WIC: Integrating Language Nutrition into Messages about Food Nutrition
With a mission of safeguarding the health of low-income women and their young children (up to age 5), the Women, Infants and Children Program – commonly referred to as WIC – provides a vehicle for reaching a critical population of families with children who are at risk of not receiving abundant language nutrition.
- Children in low-income families – like those who are eligible for WIC services – hear an average of 11 million words by age 3, 32 million fewer than their peers in higher income families.
- WIC serves 53 percent of all infants, up to age one, born in the United States, reaching approximately 8.3 million women and children in 2014.
- More than 50 percent of new and expectant parents in Georgia – and 80 percent of children in low-income families in the state – are eligible for WIC enrollment.
- In 2015, 26 states had more than 100,000 individuals enrolled WIC while the enrollment in 36 states exceeds 50,000.
- Because WIC offices are located in every county in Georgia but managed by a central state office, TWMB was able to quickly and efficiently scale statewide.

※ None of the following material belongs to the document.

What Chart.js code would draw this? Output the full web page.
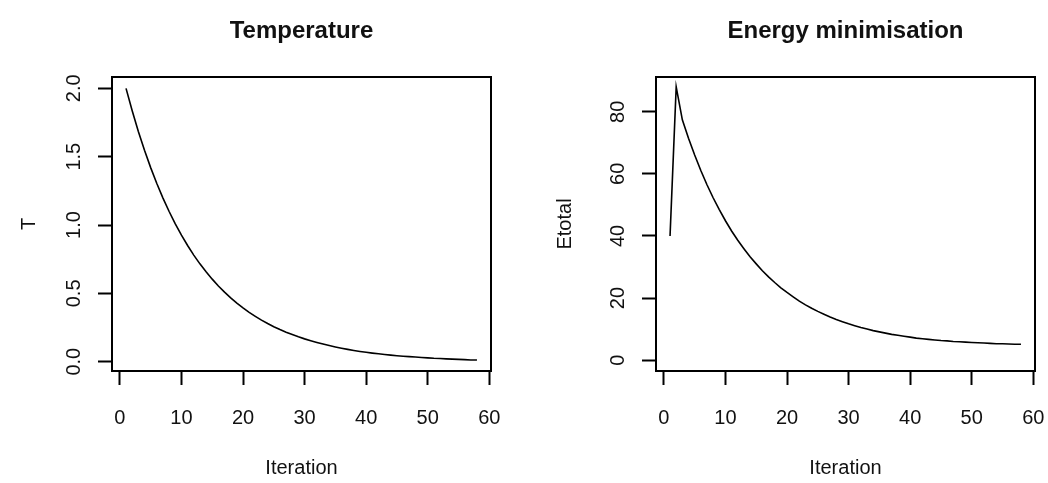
<!DOCTYPE html>
<html>
<head>
<meta charset="utf-8">
<script src="https://cdn.jsdelivr.net/npm/chart.js@4.4.0/dist/chart.umd.min.js"></script>
<style>
    html, body { margin: 0; padding: 0; background: #fff; }
    #wrap { position: relative; width: 1048px; height: 483px; }
    canvas { position: absolute; top: 0; }
    #tempChart { left: 0; }
    #energyChart { left: 524px; }
</style>
</head>
<body>
<div id="wrap">
    <canvas id="tempChart" width="524" height="483"></canvas>
    <canvas id="energyChart" width="524" height="483"></canvas>
</div>
<script>
// Annealing run: one value per iteration
const iterations = [
    1, 2, 3, 4, 5, 6, 7, 8, 9, 10,
    11, 12, 13, 14, 15, 16, 17, 18, 19, 20,
    21, 22, 23, 24, 25, 26, 27, 28, 29, 30,
    31, 32, 33, 34, 35, 36, 37, 38, 39, 40,
    41, 42, 43, 44, 45, 46, 47, 48, 49, 50,
    51, 52, 53, 54, 55, 56, 57, 58
];

const temperature = [
    2.000, 1.836, 1.685, 1.547, 1.420, 1.304, 1.197, 1.099, 1.009, 0.926,
    0.850, 0.780, 0.716, 0.658, 0.604, 0.554, 0.509, 0.467, 0.429, 0.394,
    0.361, 0.332, 0.304, 0.279, 0.256, 0.235, 0.216, 0.199, 0.182, 0.167,
    0.154, 0.141, 0.129, 0.118, 0.108, 0.099, 0.090, 0.082, 0.075, 0.069,
    0.063, 0.058, 0.053, 0.048, 0.044, 0.040, 0.037, 0.034, 0.031, 0.028,
    0.025, 0.023, 0.021, 0.019, 0.017, 0.015, 0.013, 0.012
];

const energy = [
    40.0, 88.0, 77.4, 71.5, 66.1, 61.1, 56.5, 52.3, 48.5, 44.9,
    41.6, 38.6, 35.9, 33.3, 31.0, 28.8, 26.8, 25.0, 23.3, 21.8,
    20.4, 19.0, 17.8, 16.7, 15.7, 14.8, 13.9, 13.1, 12.4, 11.7,
    11.1, 10.5, 10.0, 9.5, 9.1, 8.7, 8.3, 8.0, 7.7, 7.4,
    7.1, 6.9, 6.7, 6.5, 6.3, 6.2, 6.0, 5.9, 5.8, 5.7,
    5.6, 5.5, 5.4, 5.3, 5.3, 5.2, 5.1, 5.1
];

// Axis ticks
const iterationTicks = [0, 10, 20, 30, 40, 50, 60];
const temperatureTicks = [0, 0.5, 1, 1.5, 2];
const temperatureTickLabels = ['0.0', '0.5', '1.0', '1.5', '2.0'];
const energyTicks = [0, 20, 40, 60, 80];
const energyTickLabels = ['0', '20', '40', '60', '80'];

const FONT = '"Liberation Sans", Arial, sans-serif';
const INK = '#111';

/**
 * Box around the plot region, a title centred over it, and vertical
 * y tick labels (Chart.js won't rotate labels on a vertical scale)
 */
const boxAndYLabels = {
    id: 'boxAndYLabels',
    afterDraw(chart, args, opts) {
        const { ctx, chartArea: a } = chart;
        const y = chart.scales.y;
        ctx.save();
        ctx.strokeStyle = '#000';
        ctx.lineWidth = 2;
        ctx.strokeRect(a.left, a.top, a.right - a.left, a.bottom - a.top);

        ctx.fillStyle = INK;
        ctx.textAlign = 'center';
        ctx.textBaseline = 'middle';

        ctx.font = 'bold 24px ' + FONT;
        ctx.fillText(opts.title, (a.left + a.right) / 2, 31);

        ctx.font = '20px ' + FONT;
        y.ticks.forEach((t, i) => {
            const py = y.getPixelForValue(t.value);
            ctx.save();
            ctx.translate(a.left - opts.offset, py);
            ctx.rotate(-Math.PI / 2);
            ctx.fillText(opts.labels[i], 0, 0);
            ctx.restore();
        });
        ctx.restore();
    }
};

function makePanel(canvasId, cfg) {
    return new Chart(document.getElementById(canvasId), {
        type: 'line',
        data: {
            labels: iterations,
            datasets: [{
                data: cfg.values,
                borderColor: '#000',
                borderWidth: 1.6,
                pointRadius: 0,
                tension: 0,
                fill: false
            }]
        },
        options: {
            responsive: false,
            animation: false,
            events: [],
            layout: {
                padding: { left: 0, right: cfg.padRight, top: 77, bottom: 0 }
            },
            plugins: {
                legend: { display: false },
                tooltip: { enabled: false },
                title: { display: false },
                boxAndYLabels: { title: cfg.title, labels: cfg.yLabels, offset: 38 }
            },
            scales: {
                x: {
                    type: 'linear',
                    min: -1.28,
                    max: 60.28,
                    // fixed height, and no extra room for the end labels
                    afterFit: scale => {
                        scale.height = 112;
                        scale.paddingLeft = 0;
                        scale.paddingRight = 0;
                    },
                    afterBuildTicks: scale => {
                        scale.ticks = iterationTicks.map(v => ({ value: v }));
                    },
                    border: { display: false },
                    grid: {
                        drawOnChartArea: false,
                        drawTicks: true,
                        tickLength: 14,
                        tickWidth: 2,
                        tickColor: '#000'
                    },
                    ticks: {
                        color: INK,
                        padding: 21,
                        maxRotation: 0,
                        font: { family: FONT, size: 20 }
                    },
                    title: {
                        display: true,
                        text: 'Iteration',
                        color: INK,
                        font: { family: FONT, size: 20, lineHeight: 1.2 },
                        padding: { top: 0, bottom: 3 }
                    }
                },
                y: {
                    type: 'linear',
                    min: cfg.yMin,
                    max: cfg.yMax,
                    afterFit: scale => {
                        scale.width = cfg.yWidth;
                        scale.paddingTop = 0;
                        scale.paddingBottom = 0;
                    },
                    afterBuildTicks: scale => {
                        scale.ticks = cfg.yTicks.map(v => ({ value: v }));
                    },
                    border: { display: false },
                    grid: {
                        drawOnChartArea: false,
                        drawTicks: true,
                        tickLength: 14,
                        tickWidth: 2,
                        tickColor: '#000'
                    },
                    ticks: { display: false },
                    title: {
                        display: true,
                        text: cfg.yTitle,
                        color: INK,
                        font: { family: FONT, size: 20, lineHeight: 1.2 },
                        padding: { top: cfg.yTitlePad, bottom: 0 }
                    }
                }
            }
        },
        plugins: [boxAndYLabels]
    });
}

makePanel('tempChart', {
    title: 'Temperature',
    values: temperature,
    yTitle: 'T',
    yTicks: temperatureTicks,
    yLabels: temperatureTickLabels,
    yMin: -0.068,
    yMax: 2.083,
    yWidth: 112,
    yTitlePad: 17,
    padRight: 33
});

makePanel('energyChart', {
    title: 'Energy minimisation',
    values: energy,
    yTitle: 'Etotal',
    yTicks: energyTicks,
    yLabels: energyTickLabels,
    yMin: -3.5,
    yMax: 91.2,
    yWidth: 132,
    yTitlePad: 29,
    padRight: 13
});
</script>
</body>
</html>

A similar model can be applied in other states.
Talk With Me Baby, with leadership provided by the Georgia Department of Public Health, developed a WIC Champions Tool Kit which it used to train the more than 1,000 WIC nutritionists working in the state’s 199 WIC offices. This tool kit prepared the WIC nutritionists to incorporate messages about language nutrition into their interactions with enrolled families. The tool kit and supplementary materials include flip charts, posters, PowerPoint presentations, and educational and collateral materials that parents can use with children (stickers, bracelets, postcards, flashcards, and prescription pad magnets).
In addition, WIC offices are showing TWMB’s Baby Ella video on televisions in their waiting rooms to reinforce those messages while families are waiting for their appointments.